Ben Martin (Aberdeen):

Title: Uniform boundedness for algebraic groups

Abstract: A group $G$ is said to be {\em finitely normally generated} if it is generated by a subset $S$ that is a finite union of conjugacy classes, and {\em bounded} if the diameter of the Cayley graph of $G$ is bounded for some such $S$. We say that $G$ is {\em uniformly bounded} if there is a bound for the diameter of the Cayley graph that does not depend on $S$. A straightforward dimension-counting argument shows that if $G$ is a semisimple linear algebraic group over an algebraically closed field then $G$ is uniformly bounded. K\k{e}dra-Libman-Martin showed that a split semisimple real Lie group is uniformly bounded; on the other hand, a compact semisimple Lie group is bounded but not uniformly bounded. I will discuss the boundedness properties of semisimple algebraic groups $G$ over an arbitrary field $k; the key factor determining the behaviour is whether or not $G$ is isotropic. If time permits then I will also discuss recent results of Alex Trost on boundedness of split semisimple arithmetic groups.
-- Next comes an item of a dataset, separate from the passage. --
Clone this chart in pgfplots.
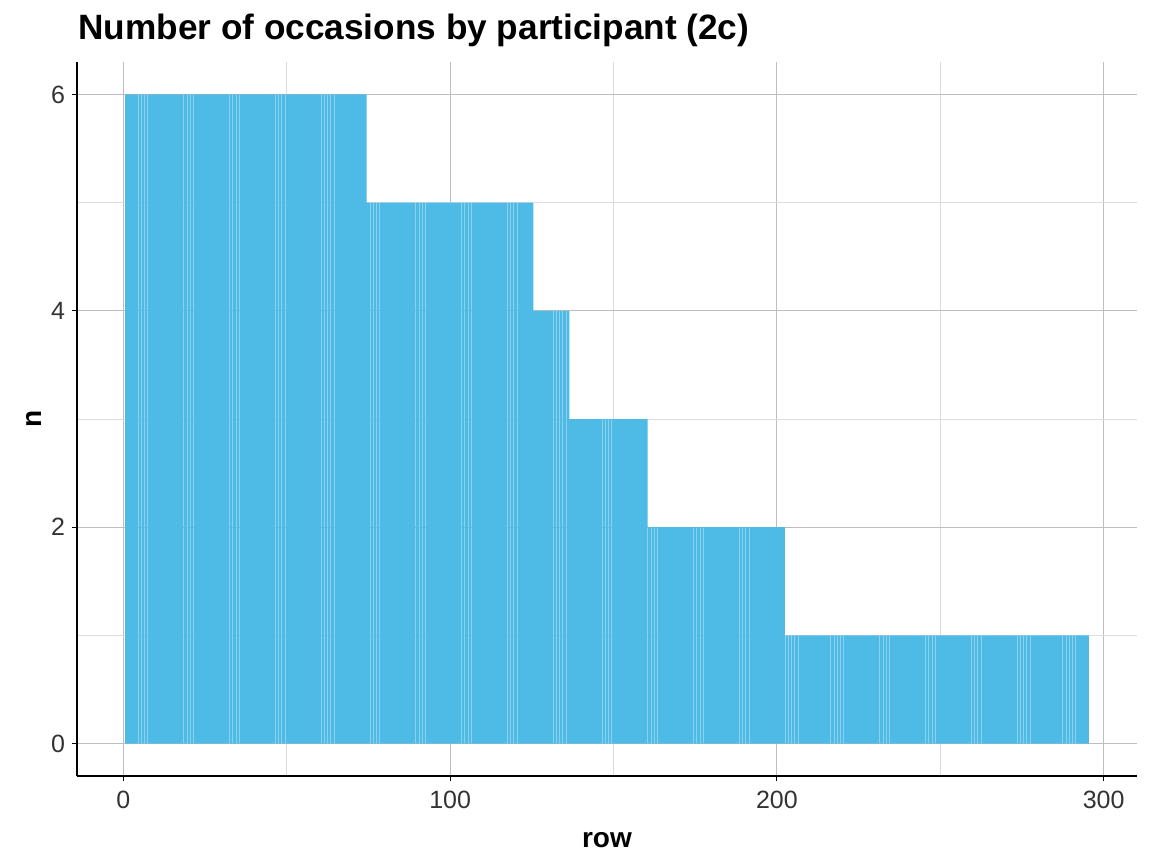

Here another version of boundedness (``strong boundedness’’) comes into play.

David Stewart (Newcastle):

Title: A bagatelle on the geometric unipotent radicals of pseudo-reductive groups

Abstract: Pseudo-reductive groups occur naturally in representation theory or number theory when one is working with algebraic groups defined over arbitrary fields. Pseudo-reductive groups differ from reductive groups in that they exhibit non-trivial unipotent radicals over extension fields. We mention a few features of these unipotent radicals.